### WHAT TO PRODUCE:
Copy out each line that has "with" in it.

### DATA EXTRACT:
• • • • •
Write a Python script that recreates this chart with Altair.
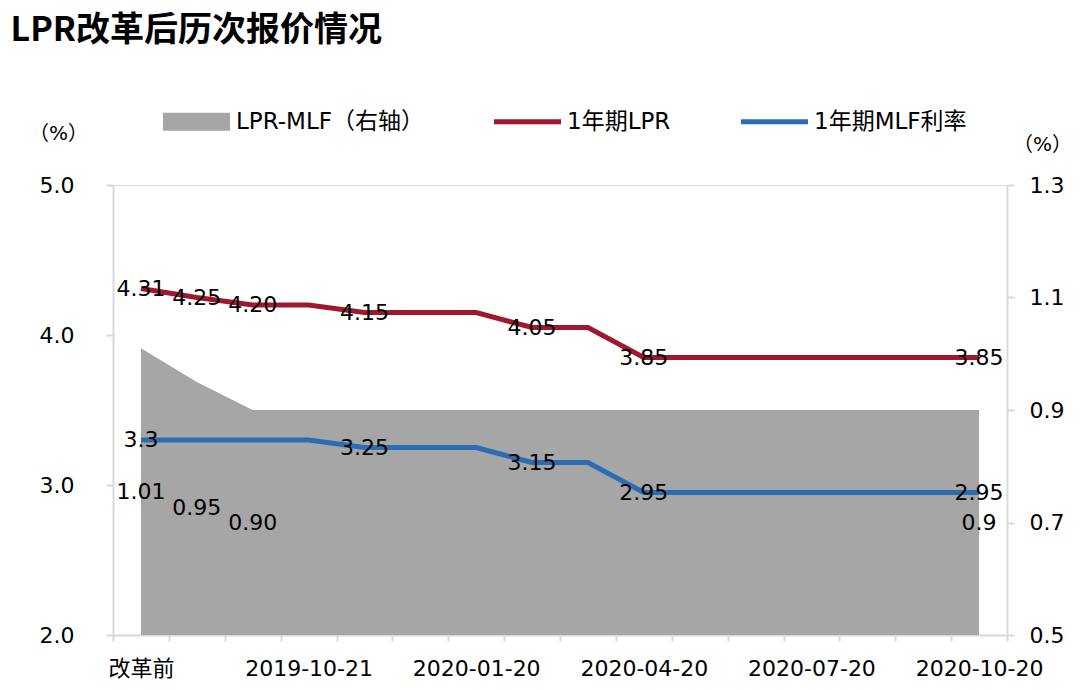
import json
import altair as alt
import pandas as pd

# ---------------- data ----------------
categories = ["改革前", "2019-08-20", "2019-09-20", "2019-10-21", "2019-11-20", "2019-12-20",
              "2020-01-20", "2020-02-20", "2020-03-20", "2020-04-20", "2020-05-20", "2020-06-22",
              "2020-07-20", "2020-08-20", "2020-09-21", "2020-10-20"]
lpr = [4.31, 4.25, 4.20, 4.20, 4.15, 4.15, 4.15, 4.05, 4.05, 3.85, 3.85, 3.85, 3.85, 3.85, 3.85, 3.85]
mlf = [3.30, 3.30, 3.30, 3.30, 3.25, 3.25, 3.25, 3.15, 3.15, 2.95, 2.95, 2.95, 2.95, 2.95, 2.95, 2.95]
spread = [1.01, 0.95, 0.90, 0.90, 0.90, 0.90, 0.90, 0.90, 0.90, 0.90, 0.90, 0.90, 0.90, 0.90, 0.90, 0.90]
lpr_labels = ["4.31", "4.25", "4.20", "", "4.15", "", "", "4.05", "", "3.85", "", "", "", "", "", "3.85"]
mlf_labels = ["3.3", "", "", "", "3.25", "", "", "3.15", "", "2.95", "", "", "", "", "", "2.95"]
spread_labels = ["1.01", "0.95", "0.90", "", "", "", "", "", "", "", "", "", "", "", "", "0.9"]
x_shown = ["改革前", "2019-10-21", "2020-01-20", "2020-04-20", "2020-07-20", "2020-10-20"]
series_names = ["LPR-MLF（右轴）", "1年期LPR", "1年期MLF利率"]
series_colors = ["#A6A6A6", "#A0182D", "#2B6CB3"]
left_ticks = [2.0, 3.0, 4.0, 5.0]
right_ticks = [0.5, 0.7, 0.9, 1.1, 1.3]

df = pd.DataFrame({"cat": categories, "lpr": lpr, "mlf": mlf, "spread": spread,
                   "lpr_lbl": lpr_labels, "mlf_lbl": mlf_labels, "spread_lbl": spread_labels})

FONT = "DejaVu Sans, Noto Sans CJK SC"
AXC = "#D9D9D9"
FS = 22
R_MIN, R_MAX = right_ticks[0], right_ticks[-1]
L_MIN, L_MAX = left_ticks[0], left_ticks[-1]

label_expr = ("indexof(" + json.dumps(x_shown, ensure_ascii=False) +
              ", datum.value) >= 0 ? datum.label : ''")


def xenc():
    return alt.X("cat:N", sort=categories,
                 scale=alt.Scale(type="band", paddingInner=0, paddingOuter=0),
                 bandPosition=0.5,
                 axis=alt.Axis(title=None, labelExpr=label_expr, tickBand="extent", labelAngle=0,
                               domainColor=AXC, domainWidth=2, tickColor=AXC, tickWidth=2, tickSize=6,
                               labelFont=FONT, labelFontSize=FS, labelColor="#000", labelPadding=17,
                               grid=False, labelOverlap=False, labelFlush=False, labelBound=False))


def yleft(field):
    return alt.Y(field, scale=alt.Scale(domain=[L_MIN, L_MAX], zero=False, nice=False),
                 axis=alt.Axis(orient="left", values=left_ticks, format=".1f", title="（%）",
                               titleAngle=0, titleX=-55, titleY=-52, titleAlign="center",
                               titleBaseline="middle", titleFont=FONT, titleFontSize=20,
                               titleFontWeight="normal", titleColor="#000",
                               domainColor=AXC, domainWidth=2, tickColor=AXC, tickWidth=2, tickSize=7,
                               labelFont=FONT, labelFontSize=FS, labelColor="#000", labelPadding=32,
                               grid=False))


def yright(field):
    return alt.Y(field, scale=alt.Scale(domain=[R_MIN, R_MAX], zero=False, nice=False),
                 axis=alt.Axis(orient="right", values=right_ticks, format=".1f", title="（%）",
                               titleAngle=0, titleX=35, titleY=-41, titleAlign="center",
                               titleBaseline="middle", titleFont=FONT, titleFontSize=20,
                               titleFontWeight="normal", titleColor="#000",
                               domainColor=AXC, domainWidth=2, tickColor=AXC, tickWidth=2, tickSize=7,
                               labelFont=FONT, labelFontSize=FS, labelColor="#000", labelPadding=15,
                               grid=False))


base = alt.Chart(df)
text_style = dict(font=FONT, fontSize=FS, color="#000", align="center", baseline="middle")

# right-axis group: spread area + its labels
area = base.mark_area(color=series_colors[0], opacity=1, clip=True).encode(
    x=xenc(), y=yright("spread:Q"))
area_txt = base.transform_filter("datum.spread_lbl != ''").transform_calculate(
    ymid=f"(datum.spread + {R_MIN}) / 2"
).mark_text(**text_style).encode(x=xenc(), y=yright("ymid:Q"), text="spread_lbl:N")
right = alt.layer(area, area_txt)

# left-axis group: lines + labels + legend carrier
lpr_line = base.mark_line(color=series_colors[1], strokeWidth=5).encode(x=xenc(), y=yleft("lpr:Q"))
mlf_line = base.mark_line(color=series_colors[2], strokeWidth=5).encode(x=xenc(), y=yleft("mlf:Q"))
lpr_txt = base.transform_filter("datum.lpr_lbl != ''").mark_text(**text_style).encode(
    x=xenc(), y=yleft("lpr:Q"), text="lpr_lbl:N")
mlf_txt = base.transform_filter("datum.mlf_lbl != ''").mark_text(**text_style).encode(
    x=xenc(), y=yleft("mlf:Q"), text="mlf_lbl:N")

rect_path = "M-1,-0.27L1,-0.27L1,0.27L-1,0.27Z"
line_path = "M-1,-0.075L1,-0.075L1,0.075L-1,0.075Z"
legend = alt.Legend(orient="none", legendX=50, legendY=-97, direction="horizontal", title=None,
                    labelFont=FONT, labelFontSize=23, labelColor="#000", symbolSize=4489,
                    symbolStrokeWidth=0, symbolOpacity=1, columnPadding=70, labelOffset=6,
                    padding=0, labelLimit=400)
legend_pts = base.transform_fold(["spread", "lpr", "mlf"], as_=["key", "val"]).transform_calculate(
    series=(f"datum.key == 'spread' ? '{series_names[0]}' : "
            f"(datum.key == 'lpr' ? '{series_names[1]}' : '{series_names[2]}')")
).mark_point(filled=True, opacity=0, clip=True).encode(
    x=xenc(), y=yleft("val:Q"),
    color=alt.Color("series:N", scale=alt.Scale(domain=series_names, range=series_colors), legend=legend),
    shape=alt.Shape("series:N", scale=alt.Scale(domain=series_names, range=[rect_path, line_path, line_path]),
                    legend=legend),
)
left = alt.layer(lpr_line, mlf_line, lpr_txt, mlf_txt, legend_pts)

chart = alt.layer(right, left).resolve_scale(y="independent").properties(
    width=894, height=450,
    title=alt.TitleParams(text="LPR改革后历次报价情况", anchor="start", font="Noto Sans CJK SC",
                          fontSize=34, fontWeight="bold", color="#000", dx=-18, offset=40),
    autosize=alt.AutoSizeParams(type="none"),
    padding={"left": 105, "top": 177, "right": 65, "bottom": 47},
).configure_view(stroke=None).configure(background="white")

chart.save("out.html", embed_options={"renderer": "svg", "actions": False})
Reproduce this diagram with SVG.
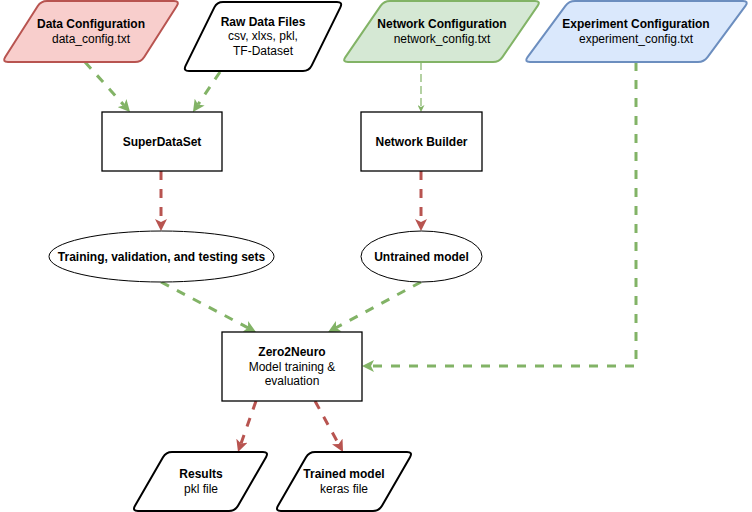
<svg xmlns="http://www.w3.org/2000/svg" width="752" height="512" viewBox="0 0 752 512">
<style>
text{font-family:"Liberation Sans",Arial,sans-serif;font-size:12px;fill:#000;text-anchor:middle}
.b{font-weight:bold}
.para{stroke-width:2}
.box{fill:#fff;stroke:#000;stroke-width:1.3}
.ell{fill:#fff;stroke:#000;stroke-width:1}
.g{fill:none;stroke:#82b366;stroke-width:3;stroke-dasharray:9 9}
.r{fill:none;stroke:#b85450;stroke-width:3;stroke-dasharray:9 9}
.gt{fill:none;stroke:#82b366;stroke-width:1.2;stroke-dasharray:8 4}
</style>
<defs>
<marker id="ag" markerUnits="userSpaceOnUse" markerWidth="12" markerHeight="12" refX="3" refY="6" orient="auto"><path d="M0,0 L12,6 L0,12 L3,6 Z" fill="#82b366"/></marker>
<marker id="ar" markerUnits="userSpaceOnUse" markerWidth="12" markerHeight="12" refX="3" refY="6" orient="auto"><path d="M0,0 L12,6 L0,12 L3,6 Z" fill="#b85450"/></marker>
<marker id="agt" markerUnits="userSpaceOnUse" markerWidth="7" markerHeight="7" refX="2" refY="3.5" orient="auto"><path d="M0,0 L7,3.5 L0,7 L2,3.5 Z" fill="#82b366"/></marker>
</defs>
<g id="connectors">
<path class="g" d="M85,62 L124,105.3" marker-end="url(#ag)"/>
<path class="g" d="M220,72 L198,104.5" marker-end="url(#ag)"/>
<path class="gt" d="M421,62 L421,107" marker-end="url(#agt)"/>
<path class="g" d="M636,62 L636,366 L371,366" marker-end="url(#ag)"/>
<path class="r" d="M161,171 L161,222" marker-end="url(#ar)"/>
<path class="r" d="M421,171 L421,222" marker-end="url(#ar)"/>
<path class="g" d="M161,282 L248,327.8" marker-end="url(#ag)"/>
<path class="g" d="M421,282 L336.1,327.7" marker-end="url(#ag)"/>
<path class="r" d="M256,401 L241,443.5" marker-end="url(#ar)"/>
<path class="r" d="M315,401 L338.7,444.1" marker-end="url(#ar)"/>
</g>
<g id="data-config">
<path class="para" fill="#f8cecc" stroke="#b85450" d="M37.77,6.06 Q41,1 47,1 L174,1 Q180,1 176.77,6.06 L144.23,56.94 Q141,62 135,62 L8,62 Q2,62 5.23,56.94 Z"/>
<text x="91" y="28" class="b">Data Configuration</text>
<text x="91" y="43">data_config.txt</text>
</g>
<g id="raw-data">
<path class="para" fill="#fff" stroke="#000" d="M214.35,7.38 Q217,2 223,2 L337,2 Q343,2 340.35,7.38 L311.65,65.62 Q309,71 303,71 L189,71 Q183,71 185.65,65.62 Z"/>
<text x="263" y="26" class="b">Raw Data Files</text>
<text x="263" y="40">csv, xlxs, pkl,</text>
<text x="263" y="55">TF-Dataset</text>
</g>
<g id="network-config">
<path class="para" fill="#d5e8d4" stroke="#82b366" d="M380.6,5.94 Q384,1 390,1 L535,1 Q541,1 537.6,5.94 L502.4,57.06 Q499,62 493,62 L348,62 Q342,62 345.4,57.06 Z"/>
<text x="442" y="28" class="b">Network Configuration</text>
<text x="442" y="43">network_config.txt</text>
</g>
<g id="experiment-config">
<path class="para" fill="#dae8fc" stroke="#6c8ebf" d="M565.44,5.83 Q569,1 575,1 L743,1 Q749,1 745.44,5.83 L707.56,57.17 Q704,62 698,62 L530,62 Q524,62 527.56,57.17 Z"/>
<text x="636" y="28" class="b">Experiment Configuration</text>
<text x="636" y="43">experiment_config.txt</text>
</g>
<g id="superdataset">
<rect class="box" x="102" y="112" width="120" height="59"/>
<text x="162" y="146" class="b">SuperDataSet</text>
</g>
<g id="network-builder">
<rect class="box" x="361" y="112" width="121" height="59"/>
<text x="421.5" y="146" class="b">Network Builder</text>
</g>
<g id="datasets">
<ellipse class="ell" cx="161.5" cy="256.5" rx="112.5" ry="25.5"/>
<text x="161.5" y="261" class="b">Training, validation, and testing sets</text>
</g>
<g id="untrained-model">
<ellipse class="ell" cx="421.5" cy="256.5" rx="60.5" ry="25.5"/>
<text x="421.5" y="261" class="b">Untrained model</text>
</g>
<g id="zero2neuro">
<rect class="box" x="222" y="332" width="140" height="69"/>
<text x="292" y="356" class="b">Zero2Neuro</text>
<text x="292" y="371">Model training &amp;</text>
<text x="292" y="385">evaluation</text>
</g>
<g id="results">
<path class="para" fill="#fff" stroke="#000" d="M163,457.2 Q166,452 172,452 L263,452 Q269,452 266,457.2 L238,505.8 Q235,511 229,511 L138,511 Q132,511 135,505.8 Z"/>
<text x="201" y="478" class="b">Results</text>
<text x="201" y="493">pkl file</text>
</g>
<g id="trained-model">
<path class="para" fill="#fff" stroke="#000" d="M306,457.2 Q309,452 315,452 L407,452 Q413,452 410,457.2 L382,505.8 Q379,511 373,511 L281,511 Q275,511 278,505.8 Z"/>
<text x="344" y="478" class="b">Trained model</text>
<text x="344" y="493">keras file</text>
</g>
</svg>
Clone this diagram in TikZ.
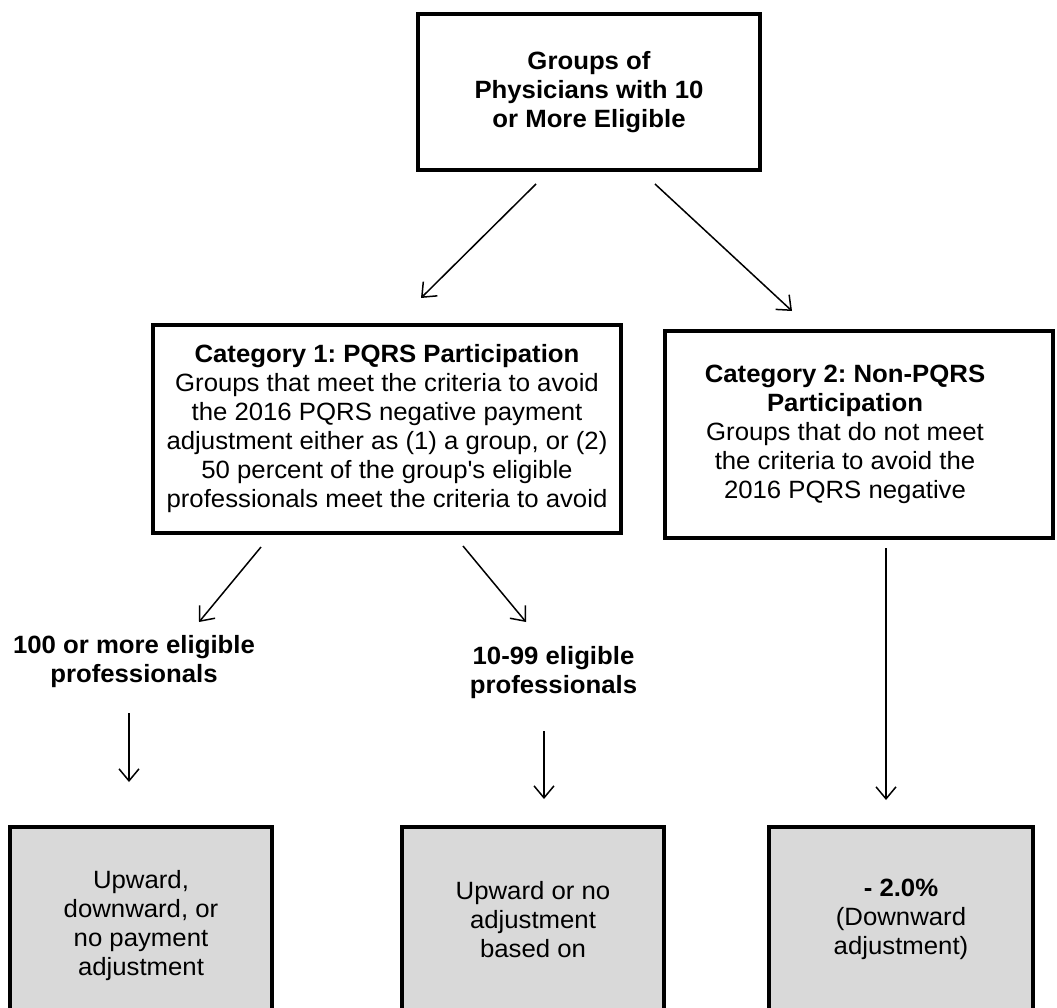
• • • • •
### FULL RESPONSE:
Write a Python script that recreates this chart with Altair.
Reproduce this diagram with SVG.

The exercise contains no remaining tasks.